## The data:
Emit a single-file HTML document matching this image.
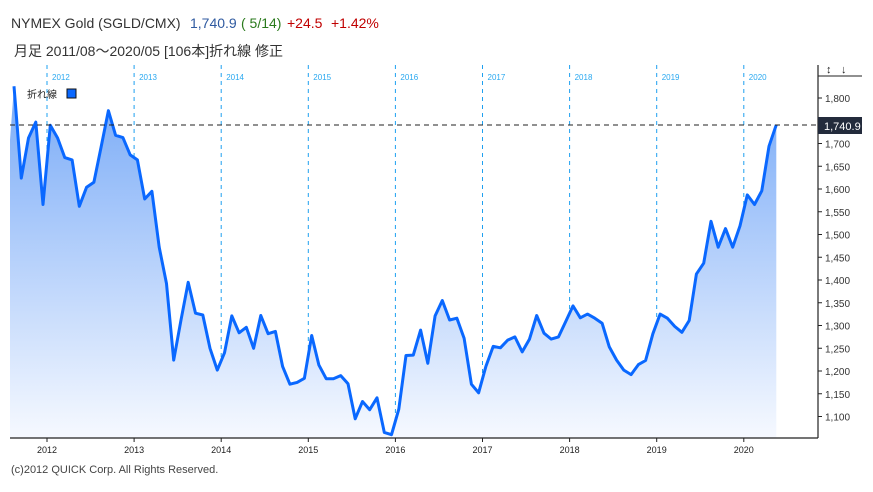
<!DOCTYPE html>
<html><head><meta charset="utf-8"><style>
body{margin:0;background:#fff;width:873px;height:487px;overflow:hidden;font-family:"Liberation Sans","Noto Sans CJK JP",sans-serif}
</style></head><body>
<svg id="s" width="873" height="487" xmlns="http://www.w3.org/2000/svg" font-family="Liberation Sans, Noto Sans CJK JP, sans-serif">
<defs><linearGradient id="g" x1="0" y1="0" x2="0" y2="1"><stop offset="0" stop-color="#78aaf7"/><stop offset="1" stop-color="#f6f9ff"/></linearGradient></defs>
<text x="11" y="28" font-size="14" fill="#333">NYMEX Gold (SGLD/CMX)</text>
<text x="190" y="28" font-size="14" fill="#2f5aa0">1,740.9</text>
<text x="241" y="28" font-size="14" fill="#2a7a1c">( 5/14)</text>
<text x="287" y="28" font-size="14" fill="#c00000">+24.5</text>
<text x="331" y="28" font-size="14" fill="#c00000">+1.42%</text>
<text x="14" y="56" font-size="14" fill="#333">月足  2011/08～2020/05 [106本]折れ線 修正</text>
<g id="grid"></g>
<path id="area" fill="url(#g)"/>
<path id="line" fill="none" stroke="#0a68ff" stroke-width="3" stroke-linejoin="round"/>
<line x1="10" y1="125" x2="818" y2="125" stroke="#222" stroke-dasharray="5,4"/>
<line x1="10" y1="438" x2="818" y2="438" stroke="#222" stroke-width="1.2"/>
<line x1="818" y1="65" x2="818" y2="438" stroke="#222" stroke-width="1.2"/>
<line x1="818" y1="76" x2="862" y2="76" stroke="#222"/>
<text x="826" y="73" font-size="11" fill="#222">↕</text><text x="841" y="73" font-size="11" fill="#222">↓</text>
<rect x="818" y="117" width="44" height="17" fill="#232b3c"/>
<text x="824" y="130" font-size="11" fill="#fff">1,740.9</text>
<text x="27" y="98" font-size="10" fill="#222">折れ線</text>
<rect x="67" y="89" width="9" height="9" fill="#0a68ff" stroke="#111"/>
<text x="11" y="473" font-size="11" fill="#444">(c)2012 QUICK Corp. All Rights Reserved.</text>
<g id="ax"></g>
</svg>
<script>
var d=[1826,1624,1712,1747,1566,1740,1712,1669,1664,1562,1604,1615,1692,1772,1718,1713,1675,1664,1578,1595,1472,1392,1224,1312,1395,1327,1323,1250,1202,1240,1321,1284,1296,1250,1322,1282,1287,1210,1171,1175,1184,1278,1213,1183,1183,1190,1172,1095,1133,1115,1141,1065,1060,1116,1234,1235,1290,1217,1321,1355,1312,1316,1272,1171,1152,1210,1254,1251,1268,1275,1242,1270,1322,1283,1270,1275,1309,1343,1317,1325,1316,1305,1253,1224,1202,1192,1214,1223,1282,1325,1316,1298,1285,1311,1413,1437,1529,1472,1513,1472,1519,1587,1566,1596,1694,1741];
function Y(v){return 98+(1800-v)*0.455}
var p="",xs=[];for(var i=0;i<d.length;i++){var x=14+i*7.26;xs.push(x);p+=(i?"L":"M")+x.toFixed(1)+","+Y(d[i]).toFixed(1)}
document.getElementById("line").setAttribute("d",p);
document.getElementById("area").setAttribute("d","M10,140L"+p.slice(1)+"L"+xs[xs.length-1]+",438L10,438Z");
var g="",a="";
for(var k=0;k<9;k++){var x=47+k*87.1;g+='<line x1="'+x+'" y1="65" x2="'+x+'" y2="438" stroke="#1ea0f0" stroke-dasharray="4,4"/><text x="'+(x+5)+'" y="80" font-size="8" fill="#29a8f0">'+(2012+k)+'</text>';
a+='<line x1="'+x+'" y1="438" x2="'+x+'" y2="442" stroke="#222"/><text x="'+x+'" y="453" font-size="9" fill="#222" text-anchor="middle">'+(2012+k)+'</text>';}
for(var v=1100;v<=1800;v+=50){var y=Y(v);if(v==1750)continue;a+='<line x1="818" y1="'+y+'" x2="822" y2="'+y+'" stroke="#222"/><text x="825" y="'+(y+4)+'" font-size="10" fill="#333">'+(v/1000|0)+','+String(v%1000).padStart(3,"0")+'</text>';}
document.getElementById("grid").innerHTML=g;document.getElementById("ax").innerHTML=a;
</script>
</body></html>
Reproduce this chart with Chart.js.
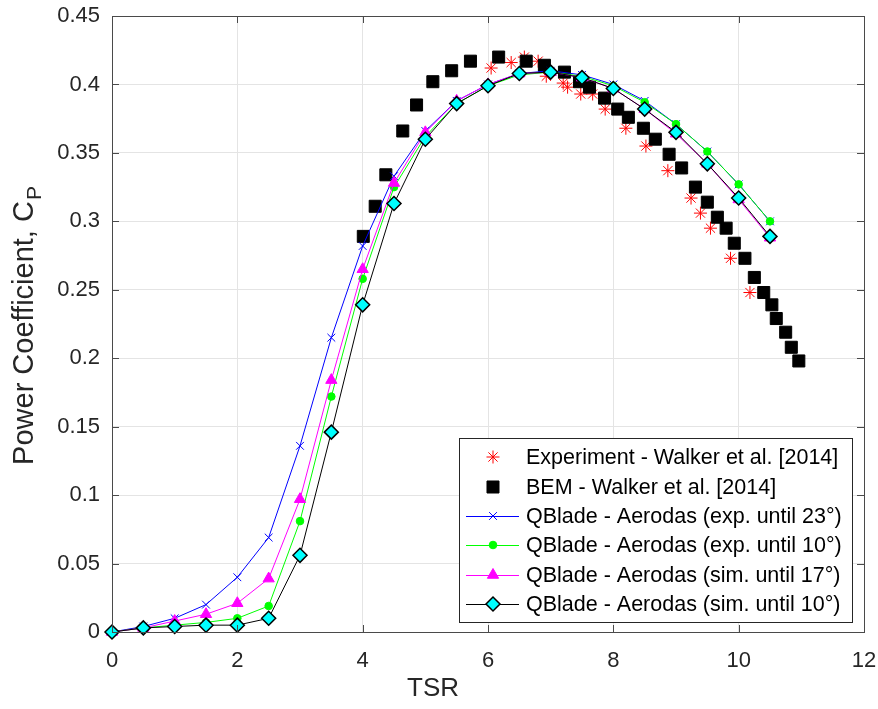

## What to work on:
Go through the entries above and print each one exactly, minus the pictures.

## Task solution:
Emit a single-file HTML document matching this image.
<!DOCTYPE html>
<html><head><meta charset="utf-8"><style>
body{margin:0;background:#fff;width:873px;height:487px;overflow:hidden;font-family:"Liberation Sans","Noto Sans CJK JP",sans-serif}
</style></head><body>
<svg id="s" width="873" height="487" xmlns="http://www.w3.org/2000/svg" font-family="Liberation Sans, Noto Sans CJK JP, sans-serif">
<defs><linearGradient id="g" x1="0" y1="0" x2="0" y2="1"><stop offset="0" stop-color="#78aaf7"/><stop offset="1" stop-color="#f6f9ff"/></linearGradient></defs>
<text x="11" y="28" font-size="14" fill="#333">NYMEX Gold (SGLD/CMX)</text>
<text x="190" y="28" font-size="14" fill="#2f5aa0">1,740.9</text>
<text x="241" y="28" font-size="14" fill="#2a7a1c">( 5/14)</text>
<text x="287" y="28" font-size="14" fill="#c00000">+24.5</text>
<text x="331" y="28" font-size="14" fill="#c00000">+1.42%</text>
<text x="14" y="56" font-size="14" fill="#333">月足  2011/08～2020/05 [106本]折れ線 修正</text>
<g id="grid"></g>
<path id="area" fill="url(#g)"/>
<path id="line" fill="none" stroke="#0a68ff" stroke-width="3" stroke-linejoin="round"/>
<line x1="10" y1="125" x2="818" y2="125" stroke="#222" stroke-dasharray="5,4"/>
<line x1="10" y1="438" x2="818" y2="438" stroke="#222" stroke-width="1.2"/>
<line x1="818" y1="65" x2="818" y2="438" stroke="#222" stroke-width="1.2"/>
<line x1="818" y1="76" x2="862" y2="76" stroke="#222"/>
<text x="826" y="73" font-size="11" fill="#222">↕</text><text x="841" y="73" font-size="11" fill="#222">↓</text>
<rect x="818" y="117" width="44" height="17" fill="#232b3c"/>
<text x="824" y="130" font-size="11" fill="#fff">1,740.9</text>
<text x="27" y="98" font-size="10" fill="#222">折れ線</text>
<rect x="67" y="89" width="9" height="9" fill="#0a68ff" stroke="#111"/>
<text x="11" y="473" font-size="11" fill="#444">(c)2012 QUICK Corp. All Rights Reserved.</text>
<g id="ax"></g>
</svg>
<script>
var d=[1826,1624,1712,1747,1566,1740,1712,1669,1664,1562,1604,1615,1692,1772,1718,1713,1675,1664,1578,1595,1472,1392,1224,1312,1395,1327,1323,1250,1202,1240,1321,1284,1296,1250,1322,1282,1287,1210,1171,1175,1184,1278,1213,1183,1183,1190,1172,1095,1133,1115,1141,1065,1060,1116,1234,1235,1290,1217,1321,1355,1312,1316,1272,1171,1152,1210,1254,1251,1268,1275,1242,1270,1322,1283,1270,1275,1309,1343,1317,1325,1316,1305,1253,1224,1202,1192,1214,1223,1282,1325,1316,1298,1285,1311,1413,1437,1529,1472,1513,1472,1519,1587,1566,1596,1694,1741];
function Y(v){return 98+(1800-v)*0.455}
var p="",xs=[];for(var i=0;i<d.length;i++){var x=14+i*7.26;xs.push(x);p+=(i?"L":"M")+x.toFixed(1)+","+Y(d[i]).toFixed(1)}
document.getElementById("line").setAttribute("d",p);
document.getElementById("area").setAttribute("d","M10,140L"+p.slice(1)+"L"+xs[xs.length-1]+",438L10,438Z");
var g="",a="";
for(var k=0;k<9;k++){var x=47+k*87.1;g+='<line x1="'+x+'" y1="65" x2="'+x+'" y2="438" stroke="#1ea0f0" stroke-dasharray="4,4"/><text x="'+(x+5)+'" y="80" font-size="8" fill="#29a8f0">'+(2012+k)+'</text>';
a+='<line x1="'+x+'" y1="438" x2="'+x+'" y2="442" stroke="#222"/><text x="'+x+'" y="453" font-size="9" fill="#222" text-anchor="middle">'+(2012+k)+'</text>';}
for(var v=1100;v<=1800;v+=50){var y=Y(v);if(v==1750)continue;a+='<line x1="818" y1="'+y+'" x2="822" y2="'+y+'" stroke="#222"/><text x="825" y="'+(y+4)+'" font-size="10" fill="#333">'+(v/1000|0)+','+String(v%1000).padStart(3,"0")+'</text>';}
document.getElementById("grid").innerHTML=g;document.getElementById("ax").innerHTML=a;
</script>
</body></html>
Reproduce this chart with Chart.js.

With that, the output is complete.